→ Work to be completed
Reproduce the listing word for word. Skip any image.

→ Dataset records
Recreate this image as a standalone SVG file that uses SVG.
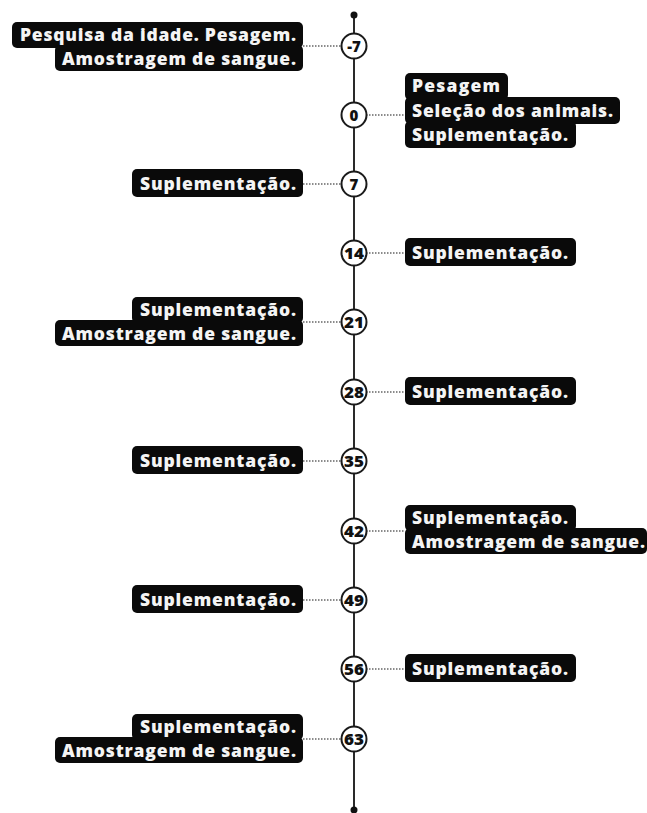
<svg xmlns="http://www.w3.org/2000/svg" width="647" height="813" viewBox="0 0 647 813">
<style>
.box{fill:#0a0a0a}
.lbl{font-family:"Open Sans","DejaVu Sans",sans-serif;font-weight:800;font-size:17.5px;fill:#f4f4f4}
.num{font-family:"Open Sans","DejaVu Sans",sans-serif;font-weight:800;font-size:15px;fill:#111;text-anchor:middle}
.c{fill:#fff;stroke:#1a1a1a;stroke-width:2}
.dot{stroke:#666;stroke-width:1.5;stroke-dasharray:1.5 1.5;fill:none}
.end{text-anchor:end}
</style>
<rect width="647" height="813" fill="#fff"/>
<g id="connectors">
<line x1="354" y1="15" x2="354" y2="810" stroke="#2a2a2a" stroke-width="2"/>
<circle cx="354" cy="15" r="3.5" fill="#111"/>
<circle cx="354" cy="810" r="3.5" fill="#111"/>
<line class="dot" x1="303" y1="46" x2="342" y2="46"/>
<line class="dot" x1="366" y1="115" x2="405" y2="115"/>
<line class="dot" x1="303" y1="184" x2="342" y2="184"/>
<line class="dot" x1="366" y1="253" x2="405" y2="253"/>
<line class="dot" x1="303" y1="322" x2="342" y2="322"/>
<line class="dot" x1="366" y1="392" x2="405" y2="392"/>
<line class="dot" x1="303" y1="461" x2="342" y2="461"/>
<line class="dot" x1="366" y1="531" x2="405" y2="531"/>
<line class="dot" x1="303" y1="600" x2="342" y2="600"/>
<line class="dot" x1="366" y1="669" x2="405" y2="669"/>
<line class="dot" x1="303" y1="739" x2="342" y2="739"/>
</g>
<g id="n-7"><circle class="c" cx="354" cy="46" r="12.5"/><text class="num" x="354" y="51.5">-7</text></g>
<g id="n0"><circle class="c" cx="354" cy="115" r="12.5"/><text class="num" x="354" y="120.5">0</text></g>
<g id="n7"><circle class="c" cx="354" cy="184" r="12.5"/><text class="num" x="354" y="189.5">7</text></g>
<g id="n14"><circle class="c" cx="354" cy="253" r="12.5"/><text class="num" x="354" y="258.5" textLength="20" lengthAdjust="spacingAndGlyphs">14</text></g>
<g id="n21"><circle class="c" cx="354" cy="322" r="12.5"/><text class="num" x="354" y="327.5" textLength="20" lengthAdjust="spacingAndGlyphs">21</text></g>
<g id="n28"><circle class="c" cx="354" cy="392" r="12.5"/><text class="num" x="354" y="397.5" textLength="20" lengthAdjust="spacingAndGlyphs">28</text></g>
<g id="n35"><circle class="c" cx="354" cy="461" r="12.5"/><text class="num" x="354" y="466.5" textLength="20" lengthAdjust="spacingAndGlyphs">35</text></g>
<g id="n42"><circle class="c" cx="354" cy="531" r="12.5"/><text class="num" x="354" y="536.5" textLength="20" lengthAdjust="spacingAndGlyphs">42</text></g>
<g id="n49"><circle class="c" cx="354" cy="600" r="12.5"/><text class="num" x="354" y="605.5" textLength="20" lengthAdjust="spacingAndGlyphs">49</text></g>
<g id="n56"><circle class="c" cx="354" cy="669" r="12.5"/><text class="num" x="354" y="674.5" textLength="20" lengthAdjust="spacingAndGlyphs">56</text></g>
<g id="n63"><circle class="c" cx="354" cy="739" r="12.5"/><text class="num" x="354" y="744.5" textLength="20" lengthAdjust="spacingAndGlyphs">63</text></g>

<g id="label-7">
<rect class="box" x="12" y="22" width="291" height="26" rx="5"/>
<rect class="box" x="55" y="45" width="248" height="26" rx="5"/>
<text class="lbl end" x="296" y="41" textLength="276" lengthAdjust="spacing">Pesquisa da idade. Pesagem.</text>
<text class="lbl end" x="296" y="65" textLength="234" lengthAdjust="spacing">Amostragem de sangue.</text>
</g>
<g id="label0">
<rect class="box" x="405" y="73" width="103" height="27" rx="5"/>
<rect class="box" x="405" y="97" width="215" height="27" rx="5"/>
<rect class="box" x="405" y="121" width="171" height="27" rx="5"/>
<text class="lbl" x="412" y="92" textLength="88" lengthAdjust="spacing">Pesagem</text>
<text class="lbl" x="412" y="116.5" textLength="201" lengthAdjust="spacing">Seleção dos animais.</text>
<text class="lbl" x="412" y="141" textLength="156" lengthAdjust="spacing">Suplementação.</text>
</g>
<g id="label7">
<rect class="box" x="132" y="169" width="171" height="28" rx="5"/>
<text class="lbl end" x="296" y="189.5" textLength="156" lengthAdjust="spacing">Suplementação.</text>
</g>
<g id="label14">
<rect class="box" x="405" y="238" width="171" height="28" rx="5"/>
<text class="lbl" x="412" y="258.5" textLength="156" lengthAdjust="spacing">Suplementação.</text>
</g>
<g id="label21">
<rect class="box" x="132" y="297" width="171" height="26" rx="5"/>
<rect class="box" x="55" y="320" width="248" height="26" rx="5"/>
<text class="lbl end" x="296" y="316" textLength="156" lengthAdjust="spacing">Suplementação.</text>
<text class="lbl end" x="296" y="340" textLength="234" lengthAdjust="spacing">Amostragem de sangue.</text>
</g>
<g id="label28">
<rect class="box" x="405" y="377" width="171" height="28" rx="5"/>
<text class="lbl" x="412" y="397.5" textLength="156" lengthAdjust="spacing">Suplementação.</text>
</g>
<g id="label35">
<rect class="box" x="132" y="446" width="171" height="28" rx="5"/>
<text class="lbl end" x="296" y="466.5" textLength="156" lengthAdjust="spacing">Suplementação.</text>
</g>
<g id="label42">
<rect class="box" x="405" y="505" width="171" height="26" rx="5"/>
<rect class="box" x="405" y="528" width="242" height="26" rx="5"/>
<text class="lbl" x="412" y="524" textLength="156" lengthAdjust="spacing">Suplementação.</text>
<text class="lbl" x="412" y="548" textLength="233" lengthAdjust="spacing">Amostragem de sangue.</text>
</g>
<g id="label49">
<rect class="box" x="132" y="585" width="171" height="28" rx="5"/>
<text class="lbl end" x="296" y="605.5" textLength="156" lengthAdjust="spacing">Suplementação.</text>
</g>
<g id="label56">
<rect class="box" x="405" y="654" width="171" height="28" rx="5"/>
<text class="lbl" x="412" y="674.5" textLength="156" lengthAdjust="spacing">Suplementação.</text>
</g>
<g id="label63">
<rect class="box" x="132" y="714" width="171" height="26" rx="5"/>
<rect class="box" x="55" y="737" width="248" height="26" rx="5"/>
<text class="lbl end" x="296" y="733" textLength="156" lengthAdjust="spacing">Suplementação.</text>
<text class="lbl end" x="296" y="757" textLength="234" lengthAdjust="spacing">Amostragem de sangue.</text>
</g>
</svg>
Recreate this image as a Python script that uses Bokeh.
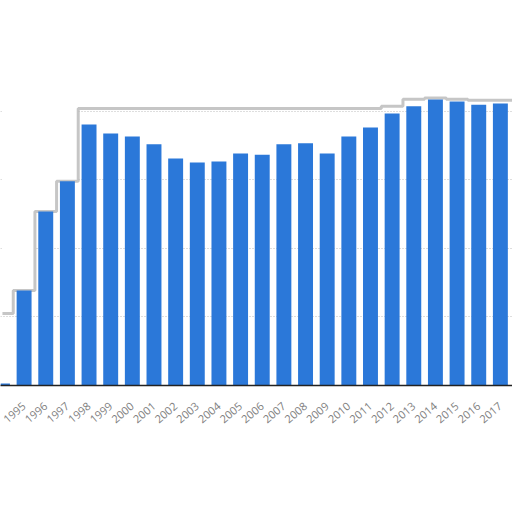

→ Correct result
Recreate this image as a standalone SVG file that uses SVG.
<svg xmlns="http://www.w3.org/2000/svg" width="647" height="813" viewBox="0 0 647 813">
<style>
.box{fill:#0a0a0a}
.lbl{font-family:"Open Sans","DejaVu Sans",sans-serif;font-weight:800;font-size:17.5px;fill:#f4f4f4}
.num{font-family:"Open Sans","DejaVu Sans",sans-serif;font-weight:800;font-size:15px;fill:#111;text-anchor:middle}
.c{fill:#fff;stroke:#1a1a1a;stroke-width:2}
.dot{stroke:#666;stroke-width:1.5;stroke-dasharray:1.5 1.5;fill:none}
.end{text-anchor:end}
</style>
<rect width="647" height="813" fill="#fff"/>
<g id="connectors">
<line x1="354" y1="15" x2="354" y2="810" stroke="#2a2a2a" stroke-width="2"/>
<circle cx="354" cy="15" r="3.5" fill="#111"/>
<circle cx="354" cy="810" r="3.5" fill="#111"/>
<line class="dot" x1="303" y1="46" x2="342" y2="46"/>
<line class="dot" x1="366" y1="115" x2="405" y2="115"/>
<line class="dot" x1="303" y1="184" x2="342" y2="184"/>
<line class="dot" x1="366" y1="253" x2="405" y2="253"/>
<line class="dot" x1="303" y1="322" x2="342" y2="322"/>
<line class="dot" x1="366" y1="392" x2="405" y2="392"/>
<line class="dot" x1="303" y1="461" x2="342" y2="461"/>
<line class="dot" x1="366" y1="531" x2="405" y2="531"/>
<line class="dot" x1="303" y1="600" x2="342" y2="600"/>
<line class="dot" x1="366" y1="669" x2="405" y2="669"/>
<line class="dot" x1="303" y1="739" x2="342" y2="739"/>
</g>
<g id="n-7"><circle class="c" cx="354" cy="46" r="12.5"/><text class="num" x="354" y="51.5">-7</text></g>
<g id="n0"><circle class="c" cx="354" cy="115" r="12.5"/><text class="num" x="354" y="120.5">0</text></g>
<g id="n7"><circle class="c" cx="354" cy="184" r="12.5"/><text class="num" x="354" y="189.5">7</text></g>
<g id="n14"><circle class="c" cx="354" cy="253" r="12.5"/><text class="num" x="354" y="258.5" textLength="20" lengthAdjust="spacingAndGlyphs">14</text></g>
<g id="n21"><circle class="c" cx="354" cy="322" r="12.5"/><text class="num" x="354" y="327.5" textLength="20" lengthAdjust="spacingAndGlyphs">21</text></g>
<g id="n28"><circle class="c" cx="354" cy="392" r="12.5"/><text class="num" x="354" y="397.5" textLength="20" lengthAdjust="spacingAndGlyphs">28</text></g>
<g id="n35"><circle class="c" cx="354" cy="461" r="12.5"/><text class="num" x="354" y="466.5" textLength="20" lengthAdjust="spacingAndGlyphs">35</text></g>
<g id="n42"><circle class="c" cx="354" cy="531" r="12.5"/><text class="num" x="354" y="536.5" textLength="20" lengthAdjust="spacingAndGlyphs">42</text></g>
<g id="n49"><circle class="c" cx="354" cy="600" r="12.5"/><text class="num" x="354" y="605.5" textLength="20" lengthAdjust="spacingAndGlyphs">49</text></g>
<g id="n56"><circle class="c" cx="354" cy="669" r="12.5"/><text class="num" x="354" y="674.5" textLength="20" lengthAdjust="spacingAndGlyphs">56</text></g>
<g id="n63"><circle class="c" cx="354" cy="739" r="12.5"/><text class="num" x="354" y="744.5" textLength="20" lengthAdjust="spacingAndGlyphs">63</text></g>

<g id="label-7">
<rect class="box" x="12" y="22" width="291" height="26" rx="5"/>
<rect class="box" x="55" y="45" width="248" height="26" rx="5"/>
<text class="lbl end" x="296" y="41" textLength="276" lengthAdjust="spacing">Pesquisa da idade. Pesagem.</text>
<text class="lbl end" x="296" y="65" textLength="234" lengthAdjust="spacing">Amostragem de sangue.</text>
</g>
<g id="label0">
<rect class="box" x="405" y="73" width="103" height="27" rx="5"/>
<rect class="box" x="405" y="97" width="215" height="27" rx="5"/>
<rect class="box" x="405" y="121" width="171" height="27" rx="5"/>
<text class="lbl" x="412" y="92" textLength="88" lengthAdjust="spacing">Pesagem</text>
<text class="lbl" x="412" y="116.5" textLength="201" lengthAdjust="spacing">Seleção dos animais.</text>
<text class="lbl" x="412" y="141" textLength="156" lengthAdjust="spacing">Suplementação.</text>
</g>
<g id="label7">
<rect class="box" x="132" y="169" width="171" height="28" rx="5"/>
<text class="lbl end" x="296" y="189.5" textLength="156" lengthAdjust="spacing">Suplementação.</text>
</g>
<g id="label14">
<rect class="box" x="405" y="238" width="171" height="28" rx="5"/>
<text class="lbl" x="412" y="258.5" textLength="156" lengthAdjust="spacing">Suplementação.</text>
</g>
<g id="label21">
<rect class="box" x="132" y="297" width="171" height="26" rx="5"/>
<rect class="box" x="55" y="320" width="248" height="26" rx="5"/>
<text class="lbl end" x="296" y="316" textLength="156" lengthAdjust="spacing">Suplementação.</text>
<text class="lbl end" x="296" y="340" textLength="234" lengthAdjust="spacing">Amostragem de sangue.</text>
</g>
<g id="label28">
<rect class="box" x="405" y="377" width="171" height="28" rx="5"/>
<text class="lbl" x="412" y="397.5" textLength="156" lengthAdjust="spacing">Suplementação.</text>
</g>
<g id="label35">
<rect class="box" x="132" y="446" width="171" height="28" rx="5"/>
<text class="lbl end" x="296" y="466.5" textLength="156" lengthAdjust="spacing">Suplementação.</text>
</g>
<g id="label42">
<rect class="box" x="405" y="505" width="171" height="26" rx="5"/>
<rect class="box" x="405" y="528" width="242" height="26" rx="5"/>
<text class="lbl" x="412" y="524" textLength="156" lengthAdjust="spacing">Suplementação.</text>
<text class="lbl" x="412" y="548" textLength="233" lengthAdjust="spacing">Amostragem de sangue.</text>
</g>
<g id="label49">
<rect class="box" x="132" y="585" width="171" height="28" rx="5"/>
<text class="lbl end" x="296" y="605.5" textLength="156" lengthAdjust="spacing">Suplementação.</text>
</g>
<g id="label56">
<rect class="box" x="405" y="654" width="171" height="28" rx="5"/>
<text class="lbl" x="412" y="674.5" textLength="156" lengthAdjust="spacing">Suplementação.</text>
</g>
<g id="label63">
<rect class="box" x="132" y="714" width="171" height="26" rx="5"/>
<rect class="box" x="55" y="737" width="248" height="26" rx="5"/>
<text class="lbl end" x="296" y="733" textLength="156" lengthAdjust="spacing">Suplementação.</text>
<text class="lbl end" x="296" y="757" textLength="234" lengthAdjust="spacing">Amostragem de sangue.</text>
</g>
</svg>
Recreate this image as a Python script that uses Bokeh.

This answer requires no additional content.